Rules are more like guidelines. Similar words were crudely spoken by some Pirates of the Caribbean, and yet, their fictional roots have more than enough staying power where we live, especially when it comes to journalism. Or, to clarify, new media journalism.

(To be perfectly clear: I'm not talking about issues of ethics, the "will I print this or will I can it?"-type issues.)

I'm talking about how the internet operates. It operates fast. Very fast. There is no way you can demonstrate how we operated on the internet in 2009 is the same as it existed in 1999. Whereas TV news looks similar in that ten-year span, newspapers as well (although admitingly, 1999's newspapers probably were a bit thicker.)

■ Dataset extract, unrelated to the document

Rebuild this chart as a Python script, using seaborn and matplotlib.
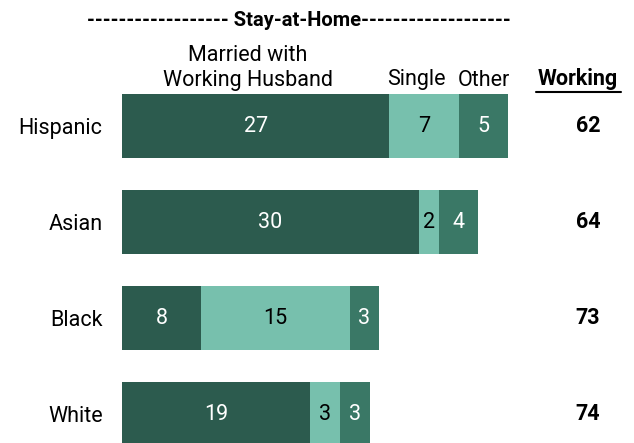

In journalism school, you learn from textbooks preaching the same principles and methods about how to work with that medium that have been passed down from generation to generation. That used to be comforting. Now, its scary. Why? The rules don't fit. Our society has shifted so much, that seeing an Associated Press story on a breaking news situation seems outdated, when we've been following the situation with many more details, on Twitter. We can send an SMS to anyone we want and share the news with anybody and publish it anywhere, and it doesn't have to be a news outlet anymore. Sources don't have to be heard through a news channel, they can start up their own web site.

A few years ago, news web sites realized that people enjoy commenting on anything on the internet, whether they deserved to or not. News sites were not the first to adapt the technologies, but, they eventually got on board. These comment systems may make you register through their own company, or perhaps make you just fill in your name, e-mail and web site every time you make a comment. Fine, right?

Except now its 2009, not 2006. In 2009, you are expected to be able to connect using your Facebook account, Twitter account, or whatever accounts you so choose. As of this posting, this is not the norm amongst news sites. Instead of being ahead of the curve, they are waiting to be on it, or behind.

The internet is proving to us that we may never know what the rules are. As frustrating as this may be to those who have been used to having a stable medium for decades straight, this allows us new opportunities we never appreciated before. The internet forces everyone to find out how the rest of us consume content, constantly.

As journalists go forward into the new world, the digital world, this will be their challenge: to continue to figure out what their audience wants, instead of deciding what their readers would like. To communicate with people, not too them. All done while conveying a sense of authority on the topic(s) of discussion. We no longer look for the voice of god from our news. We just look for a voice who knows what the heck is going on. Be that voice. Talk to people, talk with them, and listen. The modern audience may reward you for doing so, by giving you something that newspapers and radio long for: an audience.